**Short problem:** How many lines of the data hold the word "matplotlib"? State the number and nothing else.

####

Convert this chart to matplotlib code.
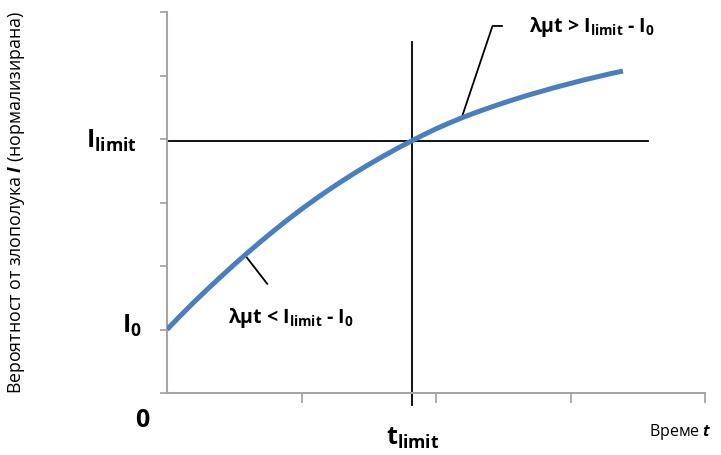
import matplotlib
matplotlib.use('Agg')
import matplotlib.pyplot as plt

# * Data
# curve sampled every 0.1 time units (x ticks = 1 unit, y ticks = 1 unit)
t_pts = [0.0, 0.1, 0.2, 0.3, 0.4, 0.5, 0.6, 0.7, 0.8, 0.9,
         1.0, 1.1, 1.2, 1.3, 1.4, 1.5, 1.6, 1.7, 1.8, 1.9,
         2.0, 2.1, 2.2, 2.3, 2.4, 2.5, 2.6, 2.7, 2.8, 2.9,
         3.0, 3.1, 3.2, 3.3, 3.39]
i_pts = [1.000, 1.218, 1.430, 1.633, 1.830, 2.023, 2.210, 2.390, 2.565, 2.733,
         2.895, 3.048, 3.195, 3.335, 3.470, 3.598, 3.720, 3.838, 3.950, 4.058,
         4.160, 4.253, 4.340, 4.420, 4.495, 4.567, 4.635, 4.700, 4.760, 4.820,
         4.875, 4.930, 4.980, 5.030, 5.070]
i_limit = 3.97
i_zero = 0.98
t_limit = 1.825
x_ticks = [1, 2, 3, 4]
y_ticks = [0, 1, 2, 3, 4, 5, 6]

# * Fonts
plt.rcParams['font.family'] = ['Open Sans', 'DejaVu Sans']
plt.rcParams['mathtext.fontset'] = 'custom'
plt.rcParams['mathtext.rm'] = 'Open Sans'
plt.rcParams['mathtext.it'] = 'Open Sans:italic'
plt.rcParams['mathtext.bf'] = 'Open Sans:bold'
plt.rcParams['mathtext.bfit'] = 'Open Sans:italic:bold'

fig = plt.figure(figsize=(7.21, 4.55), dpi=100)
ax = fig.add_axes([167/721, (455-393)/455, (705-167)/721, (393-12)/455])
ax.set_xlim(0, 4)
ax.set_ylim(0, 6)

# ** axes look
axcol = '#a6a6a6'
for s in ['top', 'right']:
    ax.spines[s].set_visible(False)
for s in ['left', 'bottom']:
    ax.spines[s].set_color(axcol)
    ax.spines[s].set_linewidth(1.5)
ax.set_xticks(x_ticks)
ax.set_yticks(y_ticks)
ax.tick_params(axis='x', direction='out', length=7, width=1.3, color=axcol,
               labelbottom=False)
ax.tick_params(axis='y', direction='out', length=5, width=1.3, color=axcol,
               labelleft=False)

# ** limit lines
ax.plot([0, 3.575], [i_limit, i_limit], color='black', lw=1.3)
ax.plot([t_limit, t_limit], [-0.19, 5.53], color='black', lw=1.3, clip_on=False)

# ** curve
ax.plot(t_pts, i_pts, color='#4a7ebf', lw=3.6, solid_capstyle='butt',
        solid_joinstyle='round', zorder=3)

# ** annotations
ax.plot([2.19, 2.42, 2.49], [4.33, 5.78, 5.78], color='black', lw=1.3)
ax.text(2.69, 5.76, r'λμt > I$_{\mathbf{limit}}$ - I$_{\mathbf{0}}$', fontsize=14,
        fontweight='bold', ha='left', va='center')
ax.plot([0.58, 0.745], [2.17, 1.72], color='black', lw=1.3)
ax.text(0.45, 1.18, r'λμt < I$_{\mathbf{limit}}$ - I$_{\mathbf{0}}$', fontsize=14,
        fontweight='bold', ha='left', va='center')

# ** labels
ax.text(-0.223, i_limit, r'I$_{\mathbf{limit}}$', fontsize=18, fontweight='bold',
        ha='right', va='center')
ax.text(-0.186, 1.05, r'I$_{\mathbf{0}}$', fontsize=18, fontweight='bold',
        ha='right', va='center')
ax.text(-0.186, -0.44, '0', fontsize=18, fontweight='bold', ha='center', va='center')
ax.text(t_limit, -0.71, r't$_{\mathbf{limit}}$', fontsize=18, fontweight='bold',
        ha='center', va='center')
ax.text(3.82, -0.61, r'Време $\boldsymbol{t}$', fontsize=11.5, ha='center', va='center')
fig.text(17/721, 1 - 203/455, r'Вероятност от злополука $\boldsymbol{I}$ (нормализирана)',
         fontsize=12.8, rotation=90, ha='center', va='center')

fig.savefig('out.png', dpi=100)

####

**Answer in full:** 4